**Request**: Go through the material below and copy each line where the word "chart" appears.

**Recorded data**:
================

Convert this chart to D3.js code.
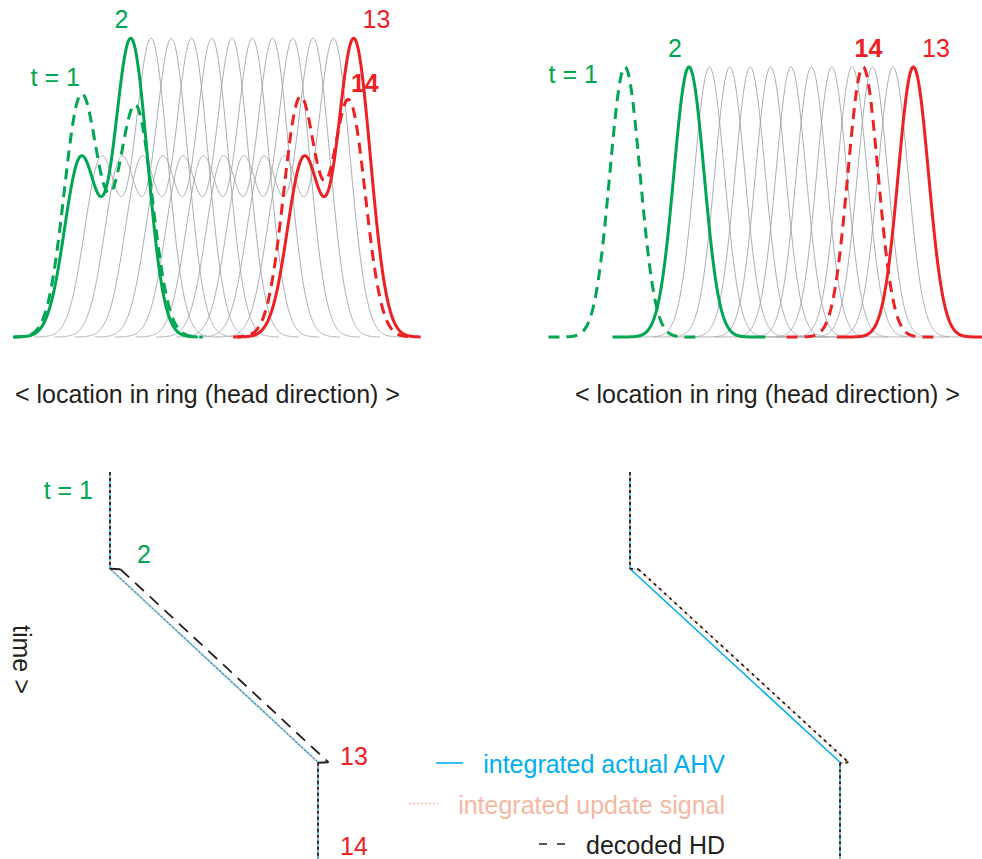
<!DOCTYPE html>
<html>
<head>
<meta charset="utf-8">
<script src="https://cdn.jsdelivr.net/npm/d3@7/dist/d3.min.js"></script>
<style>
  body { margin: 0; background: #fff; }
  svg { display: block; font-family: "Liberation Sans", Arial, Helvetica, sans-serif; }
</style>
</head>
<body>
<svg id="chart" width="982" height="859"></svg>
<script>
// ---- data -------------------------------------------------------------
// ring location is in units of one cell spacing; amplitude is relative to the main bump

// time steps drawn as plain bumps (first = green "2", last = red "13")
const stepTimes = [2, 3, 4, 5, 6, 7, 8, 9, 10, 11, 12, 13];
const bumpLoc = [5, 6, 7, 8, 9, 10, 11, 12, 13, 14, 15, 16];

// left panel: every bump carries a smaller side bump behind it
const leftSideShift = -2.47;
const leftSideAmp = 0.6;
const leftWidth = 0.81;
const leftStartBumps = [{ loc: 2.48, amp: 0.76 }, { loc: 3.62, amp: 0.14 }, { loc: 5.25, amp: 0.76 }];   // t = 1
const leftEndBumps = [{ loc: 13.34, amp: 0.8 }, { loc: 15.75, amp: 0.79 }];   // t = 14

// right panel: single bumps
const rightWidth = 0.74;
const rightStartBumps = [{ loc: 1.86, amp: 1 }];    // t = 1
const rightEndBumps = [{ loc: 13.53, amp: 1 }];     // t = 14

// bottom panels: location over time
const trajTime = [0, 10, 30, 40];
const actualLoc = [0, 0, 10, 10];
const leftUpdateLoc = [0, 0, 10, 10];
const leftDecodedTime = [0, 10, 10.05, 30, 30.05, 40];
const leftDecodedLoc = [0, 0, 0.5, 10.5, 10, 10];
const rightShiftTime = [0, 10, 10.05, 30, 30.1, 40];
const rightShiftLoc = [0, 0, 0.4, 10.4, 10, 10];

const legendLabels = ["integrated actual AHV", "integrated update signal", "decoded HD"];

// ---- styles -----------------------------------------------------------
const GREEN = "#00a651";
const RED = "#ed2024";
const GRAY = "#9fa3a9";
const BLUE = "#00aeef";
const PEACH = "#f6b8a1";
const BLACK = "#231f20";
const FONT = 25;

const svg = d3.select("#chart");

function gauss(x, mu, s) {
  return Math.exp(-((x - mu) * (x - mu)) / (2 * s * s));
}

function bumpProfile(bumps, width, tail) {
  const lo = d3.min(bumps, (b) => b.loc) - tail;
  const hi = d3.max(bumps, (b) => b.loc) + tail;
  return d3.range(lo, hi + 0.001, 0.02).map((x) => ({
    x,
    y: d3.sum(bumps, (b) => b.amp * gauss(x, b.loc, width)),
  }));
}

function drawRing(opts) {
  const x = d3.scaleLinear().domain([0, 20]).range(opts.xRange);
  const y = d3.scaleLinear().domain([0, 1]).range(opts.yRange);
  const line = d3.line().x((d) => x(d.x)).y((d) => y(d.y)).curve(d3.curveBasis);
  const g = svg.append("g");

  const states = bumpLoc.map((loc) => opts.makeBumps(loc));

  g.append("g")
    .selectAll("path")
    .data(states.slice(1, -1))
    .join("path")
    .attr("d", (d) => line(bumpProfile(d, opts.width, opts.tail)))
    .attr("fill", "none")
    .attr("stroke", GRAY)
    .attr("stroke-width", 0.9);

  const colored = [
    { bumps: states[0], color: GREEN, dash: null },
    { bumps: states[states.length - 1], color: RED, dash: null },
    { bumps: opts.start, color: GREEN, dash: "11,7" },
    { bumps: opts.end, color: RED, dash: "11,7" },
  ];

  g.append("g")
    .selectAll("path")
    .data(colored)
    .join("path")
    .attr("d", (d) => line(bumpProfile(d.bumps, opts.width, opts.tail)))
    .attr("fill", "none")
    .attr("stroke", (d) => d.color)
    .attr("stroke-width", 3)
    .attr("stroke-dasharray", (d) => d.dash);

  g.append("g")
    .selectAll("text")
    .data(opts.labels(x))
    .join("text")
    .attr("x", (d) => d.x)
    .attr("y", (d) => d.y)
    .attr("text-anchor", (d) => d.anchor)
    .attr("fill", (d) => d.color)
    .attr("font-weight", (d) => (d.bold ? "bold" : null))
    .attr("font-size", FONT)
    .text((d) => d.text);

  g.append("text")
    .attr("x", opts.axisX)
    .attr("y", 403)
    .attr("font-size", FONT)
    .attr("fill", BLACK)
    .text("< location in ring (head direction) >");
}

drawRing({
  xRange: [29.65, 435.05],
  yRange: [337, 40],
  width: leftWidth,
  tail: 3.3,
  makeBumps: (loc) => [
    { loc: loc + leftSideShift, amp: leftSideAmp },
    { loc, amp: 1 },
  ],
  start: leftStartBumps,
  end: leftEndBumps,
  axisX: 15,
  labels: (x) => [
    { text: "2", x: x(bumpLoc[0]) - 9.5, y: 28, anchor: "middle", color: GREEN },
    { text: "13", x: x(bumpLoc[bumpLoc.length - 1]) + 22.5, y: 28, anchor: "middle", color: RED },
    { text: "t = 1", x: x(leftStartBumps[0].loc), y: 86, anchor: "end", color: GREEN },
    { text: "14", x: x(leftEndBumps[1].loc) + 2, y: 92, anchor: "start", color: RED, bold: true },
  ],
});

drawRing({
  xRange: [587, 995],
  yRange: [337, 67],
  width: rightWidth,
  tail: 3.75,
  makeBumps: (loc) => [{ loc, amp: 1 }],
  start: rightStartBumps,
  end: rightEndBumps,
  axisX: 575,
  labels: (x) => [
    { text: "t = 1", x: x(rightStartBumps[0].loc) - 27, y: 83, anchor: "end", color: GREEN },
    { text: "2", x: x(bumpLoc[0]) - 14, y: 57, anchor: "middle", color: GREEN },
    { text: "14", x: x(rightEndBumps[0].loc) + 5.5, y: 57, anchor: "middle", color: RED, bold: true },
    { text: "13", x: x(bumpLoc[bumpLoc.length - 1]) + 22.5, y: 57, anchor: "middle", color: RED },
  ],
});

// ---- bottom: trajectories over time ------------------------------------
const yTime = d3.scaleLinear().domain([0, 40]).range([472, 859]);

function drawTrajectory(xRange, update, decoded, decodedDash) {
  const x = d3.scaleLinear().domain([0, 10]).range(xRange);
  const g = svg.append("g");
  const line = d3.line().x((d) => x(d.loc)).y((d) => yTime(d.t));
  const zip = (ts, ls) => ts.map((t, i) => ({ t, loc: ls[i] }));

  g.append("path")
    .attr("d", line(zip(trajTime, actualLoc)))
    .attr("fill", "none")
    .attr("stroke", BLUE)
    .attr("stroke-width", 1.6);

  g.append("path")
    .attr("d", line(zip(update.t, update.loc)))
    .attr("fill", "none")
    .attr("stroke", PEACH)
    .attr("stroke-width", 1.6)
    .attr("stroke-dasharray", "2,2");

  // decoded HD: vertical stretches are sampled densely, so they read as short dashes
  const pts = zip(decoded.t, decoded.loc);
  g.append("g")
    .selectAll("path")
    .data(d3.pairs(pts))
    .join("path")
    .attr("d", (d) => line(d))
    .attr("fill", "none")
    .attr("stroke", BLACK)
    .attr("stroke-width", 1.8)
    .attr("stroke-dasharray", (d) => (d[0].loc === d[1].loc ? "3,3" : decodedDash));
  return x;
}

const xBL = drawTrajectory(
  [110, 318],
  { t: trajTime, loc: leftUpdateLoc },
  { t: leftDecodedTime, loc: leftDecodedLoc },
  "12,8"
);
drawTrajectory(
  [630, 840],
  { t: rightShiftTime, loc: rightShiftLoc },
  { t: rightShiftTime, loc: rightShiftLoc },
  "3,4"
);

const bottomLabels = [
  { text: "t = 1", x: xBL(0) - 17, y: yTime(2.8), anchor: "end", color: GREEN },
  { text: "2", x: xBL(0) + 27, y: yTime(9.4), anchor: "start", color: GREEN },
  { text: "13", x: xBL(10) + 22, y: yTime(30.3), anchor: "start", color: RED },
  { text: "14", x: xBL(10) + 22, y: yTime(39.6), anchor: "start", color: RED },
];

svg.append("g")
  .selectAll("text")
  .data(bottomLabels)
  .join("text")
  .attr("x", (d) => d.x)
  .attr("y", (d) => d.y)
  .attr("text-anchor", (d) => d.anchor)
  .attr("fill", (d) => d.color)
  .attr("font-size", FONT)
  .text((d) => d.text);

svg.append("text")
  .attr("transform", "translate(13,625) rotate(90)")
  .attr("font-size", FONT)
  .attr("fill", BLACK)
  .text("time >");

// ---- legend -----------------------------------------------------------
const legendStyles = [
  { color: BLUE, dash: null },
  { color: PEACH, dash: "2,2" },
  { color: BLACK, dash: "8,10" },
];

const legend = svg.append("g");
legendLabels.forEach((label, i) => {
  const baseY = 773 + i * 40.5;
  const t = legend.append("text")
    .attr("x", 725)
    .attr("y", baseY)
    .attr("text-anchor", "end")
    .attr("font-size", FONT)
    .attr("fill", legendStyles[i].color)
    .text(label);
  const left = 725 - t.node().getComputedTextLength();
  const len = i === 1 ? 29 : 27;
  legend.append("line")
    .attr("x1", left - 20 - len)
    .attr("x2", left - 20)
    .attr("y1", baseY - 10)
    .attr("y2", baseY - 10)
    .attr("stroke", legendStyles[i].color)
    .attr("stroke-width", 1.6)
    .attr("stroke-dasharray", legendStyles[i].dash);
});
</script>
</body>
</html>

================

**Full output**:
Convert this chart to D3.js code.
<svg id="chart" width="982" height="859"></svg>
const svg = d3.select("#chart");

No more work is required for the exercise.